The final decision will be taken once the workers are consulted. But that is not expected to find a solution to the loss of competitiveness in US markets because of the high kiwi dollar.
"We don't see any indication of the cost of doing business in New Zealand reducing in the foreseeable future," says chief executive Peter Springford.
The closure of the Tokoroa sawmill and the kiln, finger-jointing and chop-sawing parts of the nearby remanufacturing plant comes as there is much talk about the need to process logs before they leave country.
Instead, processing businesses in Mt Maunganui, Wanganui and Waipawa have either closed or gone into receivership and others have laid off workers.

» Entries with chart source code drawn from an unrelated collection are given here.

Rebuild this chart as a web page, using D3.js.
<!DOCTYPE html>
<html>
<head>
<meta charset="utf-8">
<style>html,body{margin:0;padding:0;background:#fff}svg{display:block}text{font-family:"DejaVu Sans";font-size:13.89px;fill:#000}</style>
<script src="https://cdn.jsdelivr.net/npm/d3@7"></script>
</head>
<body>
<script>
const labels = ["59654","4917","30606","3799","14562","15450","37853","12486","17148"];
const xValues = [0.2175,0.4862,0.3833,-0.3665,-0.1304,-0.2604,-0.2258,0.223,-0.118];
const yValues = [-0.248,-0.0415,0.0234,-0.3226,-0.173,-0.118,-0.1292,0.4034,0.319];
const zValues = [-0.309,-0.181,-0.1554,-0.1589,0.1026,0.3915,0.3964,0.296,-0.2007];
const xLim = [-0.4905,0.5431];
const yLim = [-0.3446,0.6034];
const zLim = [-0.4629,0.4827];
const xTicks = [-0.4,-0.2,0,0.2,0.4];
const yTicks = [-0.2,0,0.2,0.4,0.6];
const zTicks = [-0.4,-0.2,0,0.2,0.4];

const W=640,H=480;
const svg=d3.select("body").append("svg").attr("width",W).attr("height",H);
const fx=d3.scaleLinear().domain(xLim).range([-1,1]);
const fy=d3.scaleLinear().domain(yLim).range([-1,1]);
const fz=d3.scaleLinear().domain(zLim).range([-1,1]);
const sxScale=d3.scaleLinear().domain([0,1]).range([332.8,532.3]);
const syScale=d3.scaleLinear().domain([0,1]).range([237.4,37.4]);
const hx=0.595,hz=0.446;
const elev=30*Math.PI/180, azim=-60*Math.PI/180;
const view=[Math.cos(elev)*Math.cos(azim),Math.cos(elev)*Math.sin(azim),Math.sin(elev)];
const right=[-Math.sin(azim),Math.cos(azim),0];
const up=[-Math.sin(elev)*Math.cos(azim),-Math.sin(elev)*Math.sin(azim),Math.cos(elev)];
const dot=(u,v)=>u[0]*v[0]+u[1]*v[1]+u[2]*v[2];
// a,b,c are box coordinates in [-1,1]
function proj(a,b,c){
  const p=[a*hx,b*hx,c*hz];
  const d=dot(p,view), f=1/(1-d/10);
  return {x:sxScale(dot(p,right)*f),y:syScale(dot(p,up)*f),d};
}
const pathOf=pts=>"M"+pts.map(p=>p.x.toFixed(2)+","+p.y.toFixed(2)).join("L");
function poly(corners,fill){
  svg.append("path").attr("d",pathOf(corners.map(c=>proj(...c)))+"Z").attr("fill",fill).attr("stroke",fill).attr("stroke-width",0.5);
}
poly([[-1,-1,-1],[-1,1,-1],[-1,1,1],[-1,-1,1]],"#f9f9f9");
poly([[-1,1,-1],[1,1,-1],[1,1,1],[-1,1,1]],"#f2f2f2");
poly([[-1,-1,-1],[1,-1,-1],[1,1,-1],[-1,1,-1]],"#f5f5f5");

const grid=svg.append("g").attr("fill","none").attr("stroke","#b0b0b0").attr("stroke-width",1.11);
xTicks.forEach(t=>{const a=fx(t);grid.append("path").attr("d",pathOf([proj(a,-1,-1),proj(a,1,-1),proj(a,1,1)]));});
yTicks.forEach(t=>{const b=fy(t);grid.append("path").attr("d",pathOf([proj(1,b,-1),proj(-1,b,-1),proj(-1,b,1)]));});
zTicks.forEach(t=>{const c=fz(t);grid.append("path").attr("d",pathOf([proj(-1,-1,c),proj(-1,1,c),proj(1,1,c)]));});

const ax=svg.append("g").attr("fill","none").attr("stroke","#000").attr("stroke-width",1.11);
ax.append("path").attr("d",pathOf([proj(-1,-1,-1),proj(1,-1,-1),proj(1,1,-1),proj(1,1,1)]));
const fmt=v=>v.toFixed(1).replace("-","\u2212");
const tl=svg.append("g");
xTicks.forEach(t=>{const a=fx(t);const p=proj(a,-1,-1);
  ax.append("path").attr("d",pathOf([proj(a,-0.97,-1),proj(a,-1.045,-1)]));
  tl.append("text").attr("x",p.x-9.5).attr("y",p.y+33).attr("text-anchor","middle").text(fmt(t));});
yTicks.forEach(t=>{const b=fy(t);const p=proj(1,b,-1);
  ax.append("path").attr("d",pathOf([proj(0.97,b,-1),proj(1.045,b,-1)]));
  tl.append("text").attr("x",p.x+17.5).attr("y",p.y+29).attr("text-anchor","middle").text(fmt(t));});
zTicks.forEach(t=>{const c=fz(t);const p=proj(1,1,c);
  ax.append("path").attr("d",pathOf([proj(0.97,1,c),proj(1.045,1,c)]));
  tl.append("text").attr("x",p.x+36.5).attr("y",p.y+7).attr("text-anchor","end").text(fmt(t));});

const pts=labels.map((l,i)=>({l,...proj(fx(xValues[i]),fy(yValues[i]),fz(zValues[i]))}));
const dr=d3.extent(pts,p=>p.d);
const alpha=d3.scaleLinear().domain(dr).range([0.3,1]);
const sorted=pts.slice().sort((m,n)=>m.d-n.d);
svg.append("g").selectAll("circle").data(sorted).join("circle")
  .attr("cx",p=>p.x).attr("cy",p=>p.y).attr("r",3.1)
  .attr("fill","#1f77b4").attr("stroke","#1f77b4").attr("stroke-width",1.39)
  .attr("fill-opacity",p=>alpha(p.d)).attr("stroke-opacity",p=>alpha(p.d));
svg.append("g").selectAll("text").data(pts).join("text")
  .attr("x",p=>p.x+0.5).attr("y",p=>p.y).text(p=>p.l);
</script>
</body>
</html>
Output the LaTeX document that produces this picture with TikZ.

Carter Holt said the Tokoroa sawmill had been losing money for five years. A consultation with workers in 2001 improved efficiency but the 50-year-old mill produced for the US market and was vulnerable to the exchange rate.
Devon McLean, its chief operating officer for forests, said the New Zealand dollar had risen to a six-year high at the same time the Chilean peso had fallen, making exports from Chile to the US cheaper.
Australian and New Zealand markets for appearance grade timber were "incredibly competitive at the moment because everyone who has been knocked out of the US is fighting for space".
McLean said the company had invested in a new sawing system at Tokoroa three years ago and got some reasonable results but they were not enough.
Though the New Zealand and Australian building markets have been booming, the US and Japanese economies have struggled.
"We have to move with changing markets but all the other international suppliers are doing that too," McLean said.
Still, the company was considering taking on staff at its plywood mill in Tokoroa but the efficiency of some aspects of the operation needed to be improved.